> _Records supplied_
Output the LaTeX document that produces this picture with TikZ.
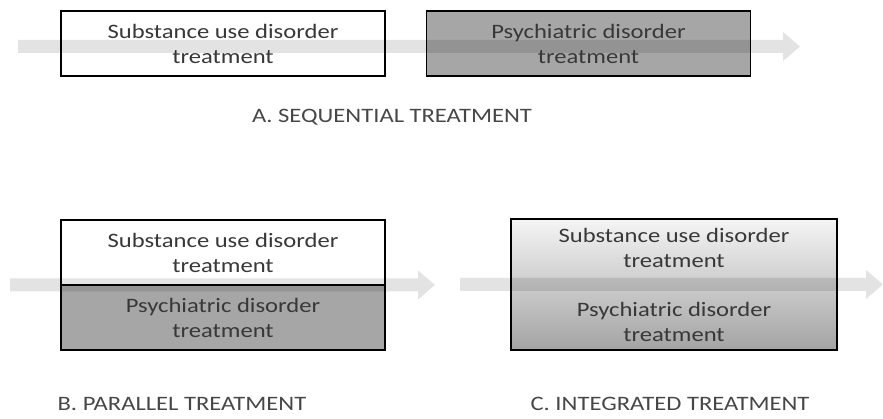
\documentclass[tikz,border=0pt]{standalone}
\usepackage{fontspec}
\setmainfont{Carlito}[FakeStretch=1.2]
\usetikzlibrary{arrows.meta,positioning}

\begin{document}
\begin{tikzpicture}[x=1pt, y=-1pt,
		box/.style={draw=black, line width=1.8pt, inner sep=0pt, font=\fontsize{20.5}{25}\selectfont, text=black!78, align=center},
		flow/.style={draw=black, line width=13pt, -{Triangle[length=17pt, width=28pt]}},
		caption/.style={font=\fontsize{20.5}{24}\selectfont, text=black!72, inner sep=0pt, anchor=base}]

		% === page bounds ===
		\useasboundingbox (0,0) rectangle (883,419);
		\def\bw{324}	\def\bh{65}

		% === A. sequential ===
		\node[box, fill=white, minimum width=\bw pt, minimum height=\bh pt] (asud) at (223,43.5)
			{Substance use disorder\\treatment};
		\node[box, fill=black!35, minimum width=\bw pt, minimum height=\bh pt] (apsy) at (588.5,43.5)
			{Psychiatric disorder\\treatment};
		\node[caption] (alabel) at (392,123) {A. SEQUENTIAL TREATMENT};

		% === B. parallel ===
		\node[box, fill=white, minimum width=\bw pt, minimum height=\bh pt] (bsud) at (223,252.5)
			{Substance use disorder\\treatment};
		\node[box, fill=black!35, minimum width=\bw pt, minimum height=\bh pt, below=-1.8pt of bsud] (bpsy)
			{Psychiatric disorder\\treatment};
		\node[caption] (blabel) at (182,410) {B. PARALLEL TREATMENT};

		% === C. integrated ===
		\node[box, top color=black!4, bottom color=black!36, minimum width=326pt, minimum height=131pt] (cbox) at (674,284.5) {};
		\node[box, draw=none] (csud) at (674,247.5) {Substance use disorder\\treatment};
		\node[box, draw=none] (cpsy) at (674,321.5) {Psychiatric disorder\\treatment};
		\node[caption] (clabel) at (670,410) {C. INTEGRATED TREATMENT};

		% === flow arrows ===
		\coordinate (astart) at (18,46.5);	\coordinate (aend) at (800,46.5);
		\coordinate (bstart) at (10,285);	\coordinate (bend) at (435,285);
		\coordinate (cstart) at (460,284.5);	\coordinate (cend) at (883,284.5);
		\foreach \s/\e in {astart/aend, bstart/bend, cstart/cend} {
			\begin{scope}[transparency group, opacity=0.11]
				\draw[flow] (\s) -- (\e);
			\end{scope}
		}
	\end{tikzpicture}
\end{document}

--

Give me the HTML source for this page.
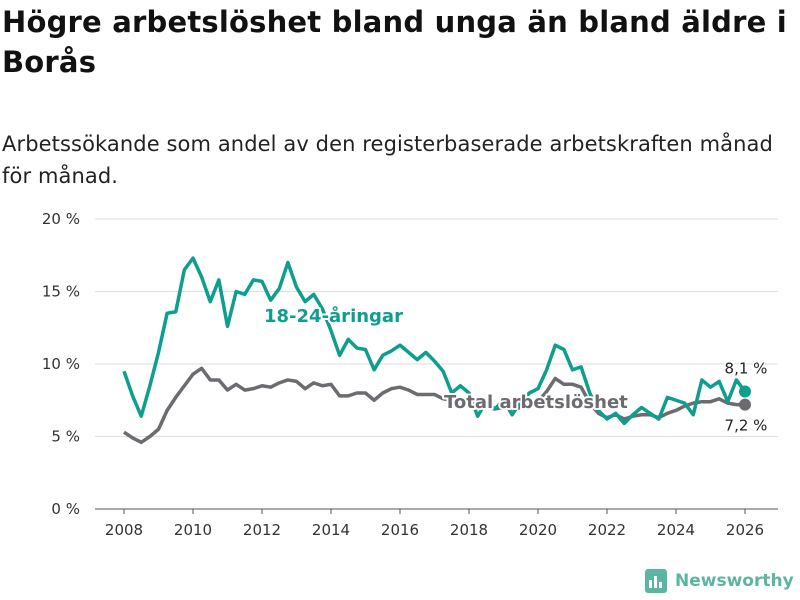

> _Task goal_
Set down exactly the lines above, from the line containing "Output the LaTeX" through the line containing "(alabel) at (392,123)". Skip the pictures.

> _Exercise answer_
Output the LaTeX document that produces this picture with TikZ.
\documentclass[tikz,border=0pt]{standalone}
\usepackage{fontspec}
\setmainfont{Carlito}[FakeStretch=1.2]
\usetikzlibrary{arrows.meta,positioning}

\begin{document}
\begin{tikzpicture}[x=1pt, y=-1pt,
		box/.style={draw=black, line width=1.8pt, inner sep=0pt, font=\fontsize{20.5}{25}\selectfont, text=black!78, align=center},
		flow/.style={draw=black, line width=13pt, -{Triangle[length=17pt, width=28pt]}},
		caption/.style={font=\fontsize{20.5}{24}\selectfont, text=black!72, inner sep=0pt, anchor=base}]

		% === page bounds ===
		\useasboundingbox (0,0) rectangle (883,419);
		\def\bw{324}	\def\bh{65}

		% === A. sequential ===
		\node[box, fill=white, minimum width=\bw pt, minimum height=\bh pt] (asud) at (223,43.5)
			{Substance use disorder\\treatment};
		\node[box, fill=black!35, minimum width=\bw pt, minimum height=\bh pt] (apsy) at (588.5,43.5)
			{Psychiatric disorder\\treatment};
		\node[caption] (alabel) at (392,123) {A. SEQUENTIAL TREATMENT};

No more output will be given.